* _Extracted material_

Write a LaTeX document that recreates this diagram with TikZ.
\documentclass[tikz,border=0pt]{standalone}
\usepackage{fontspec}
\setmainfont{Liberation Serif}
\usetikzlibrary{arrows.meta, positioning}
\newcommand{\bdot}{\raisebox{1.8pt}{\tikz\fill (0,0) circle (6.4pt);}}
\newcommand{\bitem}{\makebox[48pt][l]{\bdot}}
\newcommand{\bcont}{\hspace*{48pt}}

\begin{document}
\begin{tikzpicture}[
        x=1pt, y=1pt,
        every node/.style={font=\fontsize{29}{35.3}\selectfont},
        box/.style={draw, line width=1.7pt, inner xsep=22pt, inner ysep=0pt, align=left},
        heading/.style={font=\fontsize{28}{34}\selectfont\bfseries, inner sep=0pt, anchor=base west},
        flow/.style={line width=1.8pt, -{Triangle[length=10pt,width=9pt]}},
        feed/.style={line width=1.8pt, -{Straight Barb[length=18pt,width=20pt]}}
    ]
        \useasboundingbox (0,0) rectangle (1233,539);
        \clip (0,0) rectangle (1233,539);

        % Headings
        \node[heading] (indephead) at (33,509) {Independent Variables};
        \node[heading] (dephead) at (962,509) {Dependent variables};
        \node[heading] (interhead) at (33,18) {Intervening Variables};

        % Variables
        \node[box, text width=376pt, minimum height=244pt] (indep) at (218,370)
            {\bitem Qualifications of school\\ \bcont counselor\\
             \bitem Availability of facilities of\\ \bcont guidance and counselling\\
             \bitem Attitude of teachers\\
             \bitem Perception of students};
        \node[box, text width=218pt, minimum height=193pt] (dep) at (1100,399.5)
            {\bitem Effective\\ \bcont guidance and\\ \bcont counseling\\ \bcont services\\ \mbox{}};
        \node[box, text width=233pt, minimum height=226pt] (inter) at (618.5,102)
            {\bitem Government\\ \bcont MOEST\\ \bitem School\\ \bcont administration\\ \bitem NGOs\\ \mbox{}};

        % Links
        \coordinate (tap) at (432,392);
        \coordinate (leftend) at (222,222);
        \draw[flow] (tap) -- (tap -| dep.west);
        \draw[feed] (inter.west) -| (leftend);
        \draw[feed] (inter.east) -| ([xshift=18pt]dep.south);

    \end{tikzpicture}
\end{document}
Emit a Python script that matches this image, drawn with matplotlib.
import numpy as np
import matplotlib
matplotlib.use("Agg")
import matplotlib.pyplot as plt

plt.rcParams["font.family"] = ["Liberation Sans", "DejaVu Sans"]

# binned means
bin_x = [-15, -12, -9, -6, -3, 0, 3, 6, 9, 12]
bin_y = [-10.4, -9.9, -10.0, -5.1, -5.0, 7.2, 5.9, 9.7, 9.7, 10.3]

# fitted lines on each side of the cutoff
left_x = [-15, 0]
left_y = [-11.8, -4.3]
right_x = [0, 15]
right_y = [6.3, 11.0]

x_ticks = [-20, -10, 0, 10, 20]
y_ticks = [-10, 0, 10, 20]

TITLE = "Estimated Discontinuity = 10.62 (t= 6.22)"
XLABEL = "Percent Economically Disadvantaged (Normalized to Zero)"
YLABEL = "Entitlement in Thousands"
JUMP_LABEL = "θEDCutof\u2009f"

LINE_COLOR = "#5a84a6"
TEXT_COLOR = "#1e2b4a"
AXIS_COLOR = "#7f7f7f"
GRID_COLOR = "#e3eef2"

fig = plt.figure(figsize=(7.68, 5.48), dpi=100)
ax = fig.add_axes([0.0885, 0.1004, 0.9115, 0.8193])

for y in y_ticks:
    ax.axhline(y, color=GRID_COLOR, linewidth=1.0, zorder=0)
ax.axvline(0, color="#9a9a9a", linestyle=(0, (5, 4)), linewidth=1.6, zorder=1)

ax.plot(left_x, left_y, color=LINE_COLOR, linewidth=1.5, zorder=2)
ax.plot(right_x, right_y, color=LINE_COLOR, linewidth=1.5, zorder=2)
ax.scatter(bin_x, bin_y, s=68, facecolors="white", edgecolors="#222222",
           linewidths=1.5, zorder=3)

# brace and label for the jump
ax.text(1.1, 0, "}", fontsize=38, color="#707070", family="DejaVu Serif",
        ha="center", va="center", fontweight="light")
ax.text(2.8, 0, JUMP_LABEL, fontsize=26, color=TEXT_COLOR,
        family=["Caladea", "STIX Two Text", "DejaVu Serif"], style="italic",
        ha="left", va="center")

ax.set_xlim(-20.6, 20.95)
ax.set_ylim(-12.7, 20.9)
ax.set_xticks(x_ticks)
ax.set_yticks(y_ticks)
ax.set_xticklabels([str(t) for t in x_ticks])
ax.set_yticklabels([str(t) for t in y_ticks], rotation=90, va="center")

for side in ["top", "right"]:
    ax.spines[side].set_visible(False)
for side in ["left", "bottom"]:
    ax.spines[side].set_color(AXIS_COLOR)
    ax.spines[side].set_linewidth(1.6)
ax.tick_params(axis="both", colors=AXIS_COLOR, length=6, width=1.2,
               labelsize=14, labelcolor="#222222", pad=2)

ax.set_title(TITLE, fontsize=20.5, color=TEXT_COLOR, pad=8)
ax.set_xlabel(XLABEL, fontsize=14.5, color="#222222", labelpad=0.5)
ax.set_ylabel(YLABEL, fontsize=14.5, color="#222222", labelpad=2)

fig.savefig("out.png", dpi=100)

* _Directive_
Give a word-for-word copy of the records.

* _Finished exercise_
Write a LaTeX document that recreates this diagram with TikZ.
\documentclass[tikz,border=0pt]{standalone}
\usepackage{fontspec}
\setmainfont{Liberation Serif}
\usetikzlibrary{arrows.meta, positioning}
\newcommand{\bdot}{\raisebox{1.8pt}{\tikz\fill (0,0) circle (6.4pt);}}
\newcommand{\bitem}{\makebox[48pt][l]{\bdot}}
\newcommand{\bcont}{\hspace*{48pt}}

\begin{document}
\begin{tikzpicture}[
        x=1pt, y=1pt,
        every node/.style={font=\fontsize{29}{35.3}\selectfont},
        box/.style={draw, line width=1.7pt, inner xsep=22pt, inner ysep=0pt, align=left},
        heading/.style={font=\fontsize{28}{34}\selectfont\bfseries, inner sep=0pt, anchor=base west},
        flow/.style={line width=1.8pt, -{Triangle[length=10pt,width=9pt]}},
        feed/.style={line width=1.8pt, -{Straight Barb[length=18pt,width=20pt]}}
    ]
        \useasboundingbox (0,0) rectangle (1233,539);
        \clip (0,0) rectangle (1233,539);

        % Headings
        \node[heading] (indephead) at (33,509) {Independent Variables};
        \node[heading] (dephead) at (962,509) {Dependent variables};
        \node[heading] (interhead) at (33,18) {Intervening Variables};

        % Variables
        \node[box, text width=376pt, minimum height=244pt] (indep) at (218,370)
            {\bitem Qualifications of school\\ \bcont counselor\\
             \bitem Availability of facilities of\\ \bcont guidance and counselling\\
             \bitem Attitude of teachers\\
             \bitem Perception of students};
        \node[box, text width=218pt, minimum height=193pt] (dep) at (1100,399.5)
            {\bitem Effective\\ \bcont guidance and\\ \bcont counseling\\ \bcont services\\ \mbox{}};
        \node[box, text width=233pt, minimum height=226pt] (inter) at (618.5,102)
            {\bitem Government\\ \bcont MOEST\\ \bitem School\\ \bcont administration\\ \bitem NGOs\\ \mbox{}};

        % Links
        \coordinate (tap) at (432,392);
        \coordinate (leftend) at (222,222);
        \draw[flow] (tap) -- (tap -| dep.west);
        \draw[feed] (inter.west) -| (leftend);
        \draw[feed] (inter.east) -| ([xshift=18pt]dep.south);

    \end{tikzpicture}
\end{document}
Emit a Python script that matches this image, drawn with matplotlib.
import numpy as np
import matplotlib
matplotlib.use("Agg")
import matplotlib.pyplot as plt

plt.rcParams["font.family"] = ["Liberation Sans", "DejaVu Sans"]

# binned means
bin_x = [-15, -12, -9, -6, -3, 0, 3, 6, 9, 12]
bin_y = [-10.4, -9.9, -10.0, -5.1, -5.0, 7.2, 5.9, 9.7, 9.7, 10.3]

# fitted lines on each side of the cutoff
left_x = [-15, 0]
left_y = [-11.8, -4.3]
right_x = [0, 15]
right_y = [6.3, 11.0]

x_ticks = [-20, -10, 0, 10, 20]
y_ticks = [-10, 0, 10, 20]

TITLE = "Estimated Discontinuity = 10.62 (t= 6.22)"
XLABEL = "Percent Economically Disadvantaged (Normalized to Zero)"
YLABEL = "Entitlement in Thousands"
JUMP_LABEL = "θEDCutof\u2009f"

LINE_COLOR = "#5a84a6"
TEXT_COLOR = "#1e2b4a"
AXIS_COLOR = "#7f7f7f"
GRID_COLOR = "#e3eef2"

fig = plt.figure(figsize=(7.68, 5.48), dpi=100)
ax = fig.add_axes([0.0885, 0.1004, 0.9115, 0.8193])

for y in y_ticks:
    ax.axhline(y, color=GRID_COLOR, linewidth=1.0, zorder=0)
ax.axvline(0, color="#9a9a9a", linestyle=(0, (5, 4)), linewidth=1.6, zorder=1)

ax.plot(left_x, left_y, color=LINE_COLOR, linewidth=1.5, zorder=2)
ax.plot(right_x, right_y, color=LINE_COLOR, linewidth=1.5, zorder=2)
ax.scatter(bin_x, bin_y, s=68, facecolors="white", edgecolors="#222222",
           linewidths=1.5, zorder=3)

# brace and label for the jump
ax.text(1.1, 0, "}", fontsize=38, color="#707070", family="DejaVu Serif",
        ha="center", va="center", fontweight="light")
ax.text(2.8, 0, JUMP_LABEL, fontsize=26, color=TEXT_COLOR,
        family=["Caladea", "STIX Two Text", "DejaVu Serif"], style="italic",
        ha="left", va="center")

ax.set_xlim(-20.6, 20.95)
ax.set_ylim(-12.7, 20.9)
ax.set_xticks(x_ticks)
ax.set_yticks(y_ticks)
ax.set_xticklabels([str(t) for t in x_ticks])
ax.set_yticklabels([str(t) for t in y_ticks], rotation=90, va="center")

for side in ["top", "right"]:
    ax.spines[side].set_visible(False)
for side in ["left", "bottom"]:
    ax.spines[side].set_color(AXIS_COLOR)
    ax.spines[side].set_linewidth(1.6)
ax.tick_params(axis="both", colors=AXIS_COLOR, length=6, width=1.2,
               labelsize=14, labelcolor="#222222", pad=2)

ax.set_title(TITLE, fontsize=20.5, color=TEXT_COLOR, pad=8)
ax.set_xlabel(XLABEL, fontsize=14.5, color="#222222", labelpad=0.5)
ax.set_ylabel(YLABEL, fontsize=14.5, color="#222222", labelpad=2)

fig.savefig("out.png", dpi=100)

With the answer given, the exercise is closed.